Short task:
Output the material exactly, but drop every image it holds.

+ + + + +

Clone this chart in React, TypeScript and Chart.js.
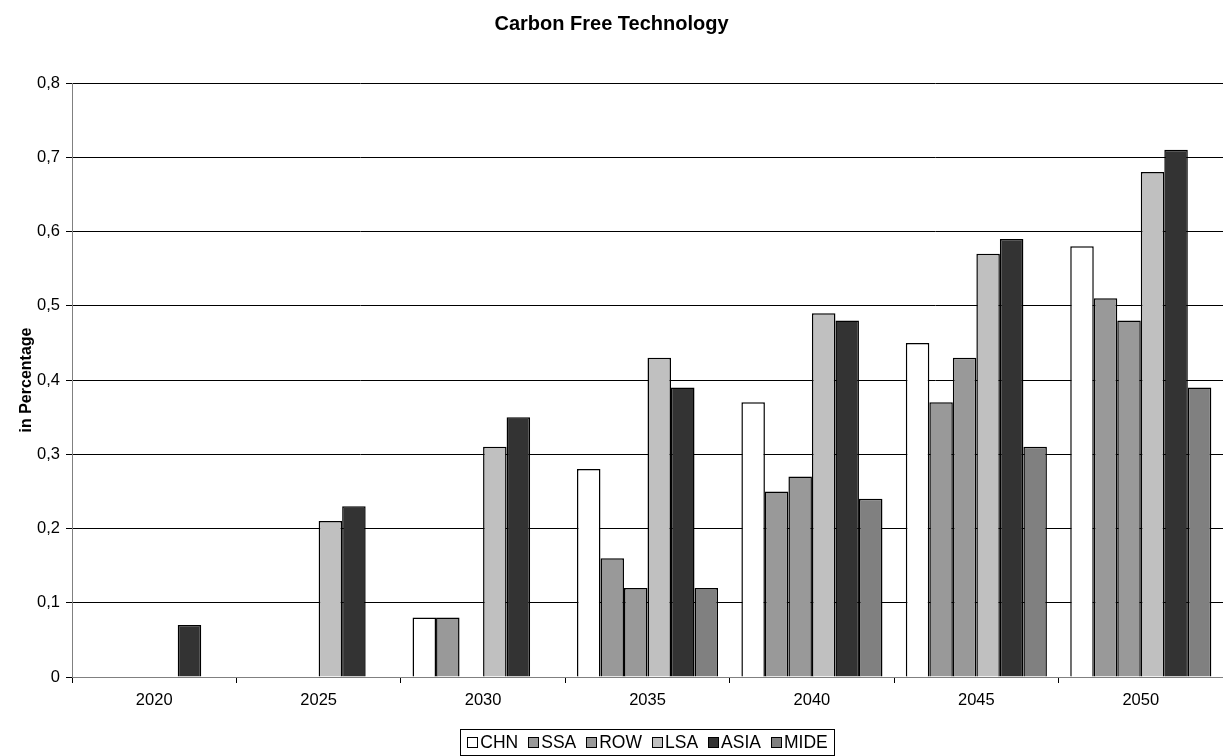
import React, { useEffect, useRef } from "react";
import { Chart, registerables } from "chart.js";

Chart.register(...registerables);

const FONT = "'Liberation Sans', Arial, Helvetica, sans-serif";

const TITLE = "Carbon Free Technology";
const Y_TITLE = "in Percentage";

const categories = ["2020", "2025", "2030", "2035", "2040", "2045", "2050"];
const seriesNames = ["CHN", "SSA", "ROW", "LSA", "ASIA", "MIDE"];

const CHN = [null, null, 0.08, 0.28, 0.37, 0.45, 0.58];
const SSA = [null, null, 0.08, 0.16, 0.25, 0.37, 0.51];
const ROW = [null, null, null, 0.12, 0.27, 0.43, 0.48];
const LSA = [null, 0.21, 0.31, 0.43, 0.49, 0.57, 0.68];
const ASIA = [0.07, 0.23, 0.35, 0.39, 0.48, 0.59, 0.71];
const MIDE = [null, null, null, 0.12, 0.24, 0.31, 0.39];

const seriesValues = [CHN, SSA, ROW, LSA, ASIA, MIDE];
const seriesColors = ["#FFFFFF", "#999999", "#999999", "#C0C0C0", "#333333", "#808080"];

const yTickValues = [0, 0.1, 0.2, 0.3, 0.4, 0.5, 0.6, 0.7, 0.8];
const yTickLabels = ["0", "0,1", "0,2", "0,3", "0,4", "0,5", "0,6", "0,7", "0,8"];

const decorPlugin = {
  id: "decor",
  afterDraw(chart: any) {
    const ctx = chart.ctx as CanvasRenderingContext2D;
    const ca = chart.chartArea;
    ctx.save();
    ctx.fillStyle = "#000";
    // title
    ctx.font = `bold 20px ${FONT}`;
    ctx.textAlign = "center";
    ctx.textBaseline = "middle";
    ctx.fillText(TITLE, chart.width / 2, 24);
    // y axis title
    ctx.save();
    ctx.translate(27, (ca.top + ca.bottom) / 2);
    ctx.rotate(-Math.PI / 2);
    ctx.font = `bold 16px ${FONT}`;
    ctx.fillText(Y_TITLE, 0, 0);
    ctx.restore();
    // legend
    ctx.font = `17.5px ${FONT}`;
    const box = 11;
    const gap = 2;
    const spacing = 10;
    const padX = 7;
    const ds = chart.data.datasets;
    const widths = ds.map((d: any) => ctx.measureText(d.label).width);
    const total =
      widths.reduce((a: number, w: number) => a + box + gap + w, 0) + spacing * (ds.length - 1);
    let x = (ca.left + ca.right) / 2 - total / 2;
    const yMid = 742;
    ctx.strokeStyle = "#000";
    ctx.lineWidth = 1;
    ctx.strokeRect(Math.round(x - padX) + 0.5, 729.5, Math.round(total + 2 * padX), 26);
    ctx.textAlign = "left";
    ds.forEach((d: any, i: number) => {
      const bx = Math.round(x) + 0.5;
      const by = Math.round(yMid - box / 2) + 0.5;
      ctx.fillStyle = d.backgroundColor;
      ctx.fillRect(bx, by, box - 1, box - 1);
      ctx.strokeStyle = "#000";
      ctx.strokeRect(bx, by, box - 1, box - 1);
      ctx.fillStyle = "#000";
      ctx.fillText(d.label, x + box + gap, yMid + 1);
      x += box + gap + widths[i] + spacing;
    });
    ctx.restore();
  },
};

export default function App() {
  const ref = useRef<HTMLCanvasElement>(null);

  useEffect(() => {
    if (!ref.current) return;
    const chart = new Chart(ref.current, {
      type: "bar",
      data: {
        labels: categories,
        datasets: seriesNames.map((name, i) => ({
          label: name,
          data: seriesValues[i],
          backgroundColor: seriesColors[i],
          borderColor: "#000",
          borderWidth: 1.5,
          categoryPercentage: 0.858,
          barPercentage: 1,
        })),
      },
      options: {
        animation: false,
        responsive: false,
        devicePixelRatio: 1,
        layout: { padding: { top: 83, left: 0, right: 0, bottom: 39 } },
        plugins: {
          legend: { display: false },
          title: { display: false },
          tooltip: { enabled: false },
        },
        scales: {
          x: {
            grid: {
              display: true,
              drawOnChartArea: false,
              offset: true,
              tickLength: 6,
              color: "#000",
            },
            border: { display: true, color: "#808080", width: 1 },
            ticks: {
              font: { size: 16.5, family: FONT },
              color: "#000",
              padding: 8,
              maxRotation: 0,
            },
            afterFit: (s: any) => {
              s.height = 40;
            },
          },
          y: {
            min: 0,
            max: 0.8,
            afterBuildTicks: (s: any) => {
              s.ticks = yTickValues.map((v) => ({ value: v }));
            },
            ticks: {
              font: { size: 16.5, family: FONT },
              color: "#000",
              padding: 6,
              callback: (_v: any, i: number) => yTickLabels[i],
            },
            grid: { color: "#000", tickLength: 6, lineWidth: 1 },
            border: { display: true, color: "#808080", width: 1 },
            afterFit: (s: any) => {
              s.width = 72;
            },
          },
        },
      },
      plugins: [decorPlugin],
    });
    return () => chart.destroy();
  }, []);

  return (
    <div style={{ position: "absolute", left: 0, top: 0, width: 1223, height: 756 }}>
      <canvas ref={ref} width={1223} height={756} />
    </div>
  );
}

+ + + + +

Output for this task:
Clone this chart in React, TypeScript and Chart.js.
import React, { useEffect, useRef } from "react";
import { Chart, registerables } from "chart.js";

Chart.register(...registerables);

const FONT = "'Liberation Sans', Arial, Helvetica, sans-serif";

const TITLE = "Carbon Free Technology";
const Y_TITLE = "in Percentage";

const categories = ["2020", "2025", "2030", "2035", "2040", "2045", "2050"];
const seriesNames = ["CHN", "SSA", "ROW", "LSA", "ASIA", "MIDE"];

const CHN = [null, null, 0.08, 0.28, 0.37, 0.45, 0.58];
const SSA = [null, null, 0.08, 0.16, 0.25, 0.37, 0.51];
const ROW = [null, null, null, 0.12, 0.27, 0.43, 0.48];
const LSA = [null, 0.21, 0.31, 0.43, 0.49, 0.57, 0.68];
const ASIA = [0.07, 0.23, 0.35, 0.39, 0.48, 0.59, 0.71];
const MIDE = [null, null, null, 0.12, 0.24, 0.31, 0.39];

const seriesValues = [CHN, SSA, ROW, LSA, ASIA, MIDE];
const seriesColors = ["#FFFFFF", "#999999", "#999999", "#C0C0C0", "#333333", "#808080"];

const yTickValues = [0, 0.1, 0.2, 0.3, 0.4, 0.5, 0.6, 0.7, 0.8];
const yTickLabels = ["0", "0,1", "0,2", "0,3", "0,4", "0,5", "0,6", "0,7", "0,8"];

const decorPlugin = {
  id: "decor",
  afterDraw(chart: any) {
    const ctx = chart.ctx as CanvasRenderingContext2D;
    const ca = chart.chartArea;
    ctx.save();
    ctx.fillStyle = "#000";
    // title
    ctx.font = `bold 20px ${FONT}`;
    ctx.textAlign = "center";
    ctx.textBaseline = "middle";
    ctx.fillText(TITLE, chart.width / 2, 24);
    // y axis title
    ctx.save();
    ctx.translate(27, (ca.top + ca.bottom) / 2);
    ctx.rotate(-Math.PI / 2);
    ctx.font = `bold 16px ${FONT}`;
    ctx.fillText(Y_TITLE, 0, 0);
    ctx.restore();
    // legend
    ctx.font = `17.5px ${FONT}`;
    const box = 11;
    const gap = 2;
    const spacing = 10;
    const padX = 7;
    const ds = chart.data.datasets;
    const widths = ds.map((d: any) => ctx.measureText(d.label).width);
    const total =
      widths.reduce((a: number, w: number) => a + box + gap + w, 0) + spacing * (ds.length - 1);
    let x = (ca.left + ca.right) / 2 - total / 2;
    const yMid = 742;
    ctx.strokeStyle = "#000";
    ctx.lineWidth = 1;
    ctx.strokeRect(Math.round(x - padX) + 0.5, 729.5, Math.round(total + 2 * padX), 26);
    ctx.textAlign = "left";
    ds.forEach((d: any, i: number) => {
      const bx = Math.round(x) + 0.5;
      const by = Math.round(yMid - box / 2) + 0.5;
      ctx.fillStyle = d.backgroundColor;
      ctx.fillRect(bx, by, box - 1, box - 1);
      ctx.strokeStyle = "#000";
      ctx.strokeRect(bx, by, box - 1, box - 1);
      ctx.fillStyle = "#000";
      ctx.fillText(d.label, x + box + gap, yMid + 1);
      x += box + gap + widths[i] + spacing;
    });
    ctx.restore();
  },
};

export default function App() {
  const ref = useRef<HTMLCanvasElement>(null);

  useEffect(() => {
    if (!ref.current) return;
    const chart = new Chart(ref.current, {
      type: "bar",
      data: {
        labels: categories,
        datasets: seriesNames.map((name, i) => ({
          label: name,
          data: seriesValues[i],
          backgroundColor: seriesColors[i],
          borderColor: "#000",
          borderWidth: 1.5,
          categoryPercentage: 0.858,
          barPercentage: 1,
        })),
      },
      options: {
        animation: false,
        responsive: false,
        devicePixelRatio: 1,
        layout: { padding: { top: 83, left: 0, right: 0, bottom: 39 } },
        plugins: {
          legend: { display: false },
          title: { display: false },
          tooltip: { enabled: false },
        },
        scales: {
          x: {
            grid: {
              display: true,
              drawOnChartArea: false,
              offset: true,
              tickLength: 6,
              color: "#000",
            },
            border: { display: true, color: "#808080", width: 1 },
            ticks: {
              font: { size: 16.5, family: FONT },
              color: "#000",
              padding: 8,
              maxRotation: 0,
            },
            afterFit: (s: any) => {
              s.height = 40;
            },
          },
          y: {
            min: 0,
            max: 0.8,
            afterBuildTicks: (s: any) => {
              s.ticks = yTickValues.map((v) => ({ value: v }));
            },
            ticks: {
              font: { size: 16.5, family: FONT },
              color: "#000",
              padding: 6,
              callback: (_v: any, i: number) => yTickLabels[i],
            },
            grid: { color: "#000", tickLength: 6, lineWidth: 1 },
            border: { display: true, color: "#808080", width: 1 },
            afterFit: (s: any) => {
              s.width = 72;
            },
          },
        },
      },
      plugins: [decorPlugin],
    });
    return () => chart.destroy();
  }, []);

  return (
    <div style={{ position: "absolute", left: 0, top: 0, width: 1223, height: 756 }}>
      <canvas ref={ref} width={1223} height={756} />
    </div>
  );
}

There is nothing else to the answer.